_Directions for this task_
Give the data again, word for word.

_Available data_

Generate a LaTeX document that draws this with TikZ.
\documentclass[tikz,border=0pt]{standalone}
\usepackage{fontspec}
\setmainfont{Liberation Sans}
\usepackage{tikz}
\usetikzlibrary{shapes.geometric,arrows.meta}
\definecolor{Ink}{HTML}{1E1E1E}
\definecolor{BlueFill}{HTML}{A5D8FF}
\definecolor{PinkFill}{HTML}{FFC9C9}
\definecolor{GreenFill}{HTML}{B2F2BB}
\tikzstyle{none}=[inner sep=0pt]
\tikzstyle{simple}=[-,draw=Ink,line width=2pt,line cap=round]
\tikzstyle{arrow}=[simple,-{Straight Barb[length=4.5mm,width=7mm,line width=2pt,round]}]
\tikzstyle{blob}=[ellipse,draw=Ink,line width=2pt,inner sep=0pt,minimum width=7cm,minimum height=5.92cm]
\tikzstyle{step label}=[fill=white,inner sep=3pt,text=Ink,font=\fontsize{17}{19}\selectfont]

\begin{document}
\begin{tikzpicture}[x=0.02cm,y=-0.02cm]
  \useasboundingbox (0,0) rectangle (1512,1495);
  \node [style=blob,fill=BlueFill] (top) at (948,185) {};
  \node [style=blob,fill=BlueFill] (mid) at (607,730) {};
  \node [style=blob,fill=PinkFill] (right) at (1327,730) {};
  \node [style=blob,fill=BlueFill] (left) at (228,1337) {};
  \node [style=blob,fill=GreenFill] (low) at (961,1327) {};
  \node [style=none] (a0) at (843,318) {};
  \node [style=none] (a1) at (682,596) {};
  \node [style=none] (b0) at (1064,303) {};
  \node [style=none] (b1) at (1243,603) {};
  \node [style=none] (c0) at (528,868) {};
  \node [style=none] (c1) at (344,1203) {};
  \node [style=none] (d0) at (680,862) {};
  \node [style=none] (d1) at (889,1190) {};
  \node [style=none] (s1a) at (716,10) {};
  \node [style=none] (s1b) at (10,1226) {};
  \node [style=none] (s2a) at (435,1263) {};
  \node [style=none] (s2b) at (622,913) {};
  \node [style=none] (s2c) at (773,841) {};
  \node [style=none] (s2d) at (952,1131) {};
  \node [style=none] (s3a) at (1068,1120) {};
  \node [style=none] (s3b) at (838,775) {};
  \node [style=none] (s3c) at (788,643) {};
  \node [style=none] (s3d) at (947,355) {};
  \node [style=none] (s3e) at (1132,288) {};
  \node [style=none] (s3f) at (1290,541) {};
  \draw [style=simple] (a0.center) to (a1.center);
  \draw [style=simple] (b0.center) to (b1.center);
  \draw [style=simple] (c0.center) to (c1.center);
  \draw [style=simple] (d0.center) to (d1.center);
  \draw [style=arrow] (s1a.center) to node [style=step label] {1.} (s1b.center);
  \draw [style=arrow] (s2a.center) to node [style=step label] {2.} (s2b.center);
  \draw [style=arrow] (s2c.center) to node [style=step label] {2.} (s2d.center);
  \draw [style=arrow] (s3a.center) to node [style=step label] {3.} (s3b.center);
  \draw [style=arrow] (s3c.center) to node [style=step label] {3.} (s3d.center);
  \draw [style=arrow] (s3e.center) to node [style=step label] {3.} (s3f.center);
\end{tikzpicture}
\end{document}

_Right answer_
Generate a LaTeX document that draws this with TikZ.
\documentclass[tikz,border=0pt]{standalone}
\usepackage{fontspec}
\setmainfont{Liberation Sans}
\usepackage{tikz}
\usetikzlibrary{shapes.geometric,arrows.meta}
\definecolor{Ink}{HTML}{1E1E1E}
\definecolor{BlueFill}{HTML}{A5D8FF}
\definecolor{PinkFill}{HTML}{FFC9C9}
\definecolor{GreenFill}{HTML}{B2F2BB}
\tikzstyle{none}=[inner sep=0pt]
\tikzstyle{simple}=[-,draw=Ink,line width=2pt,line cap=round]
\tikzstyle{arrow}=[simple,-{Straight Barb[length=4.5mm,width=7mm,line width=2pt,round]}]
\tikzstyle{blob}=[ellipse,draw=Ink,line width=2pt,inner sep=0pt,minimum width=7cm,minimum height=5.92cm]
\tikzstyle{step label}=[fill=white,inner sep=3pt,text=Ink,font=\fontsize{17}{19}\selectfont]

\begin{document}
\begin{tikzpicture}[x=0.02cm,y=-0.02cm]
  \useasboundingbox (0,0) rectangle (1512,1495);
  \node [style=blob,fill=BlueFill] (top) at (948,185) {};
  \node [style=blob,fill=BlueFill] (mid) at (607,730) {};
  \node [style=blob,fill=PinkFill] (right) at (1327,730) {};
  \node [style=blob,fill=BlueFill] (left) at (228,1337) {};
  \node [style=blob,fill=GreenFill] (low) at (961,1327) {};
  \node [style=none] (a0) at (843,318) {};
  \node [style=none] (a1) at (682,596) {};
  \node [style=none] (b0) at (1064,303) {};
  \node [style=none] (b1) at (1243,603) {};
  \node [style=none] (c0) at (528,868) {};
  \node [style=none] (c1) at (344,1203) {};
  \node [style=none] (d0) at (680,862) {};
  \node [style=none] (d1) at (889,1190) {};
  \node [style=none] (s1a) at (716,10) {};
  \node [style=none] (s1b) at (10,1226) {};
  \node [style=none] (s2a) at (435,1263) {};
  \node [style=none] (s2b) at (622,913) {};
  \node [style=none] (s2c) at (773,841) {};
  \node [style=none] (s2d) at (952,1131) {};
  \node [style=none] (s3a) at (1068,1120) {};
  \node [style=none] (s3b) at (838,775) {};
  \node [style=none] (s3c) at (788,643) {};
  \node [style=none] (s3d) at (947,355) {};
  \node [style=none] (s3e) at (1132,288) {};
  \node [style=none] (s3f) at (1290,541) {};
  \draw [style=simple] (a0.center) to (a1.center);
  \draw [style=simple] (b0.center) to (b1.center);
  \draw [style=simple] (c0.center) to (c1.center);
  \draw [style=simple] (d0.center) to (d1.center);
  \draw [style=arrow] (s1a.center) to node [style=step label] {1.} (s1b.center);
  \draw [style=arrow] (s2a.center) to node [style=step label] {2.} (s2b.center);
  \draw [style=arrow] (s2c.center) to node [style=step label] {2.} (s2d.center);
  \draw [style=arrow] (s3a.center) to node [style=step label] {3.} (s3b.center);
  \draw [style=arrow] (s3c.center) to node [style=step label] {3.} (s3d.center);
  \draw [style=arrow] (s3e.center) to node [style=step label] {3.} (s3f.center);
\end{tikzpicture}
\end{document}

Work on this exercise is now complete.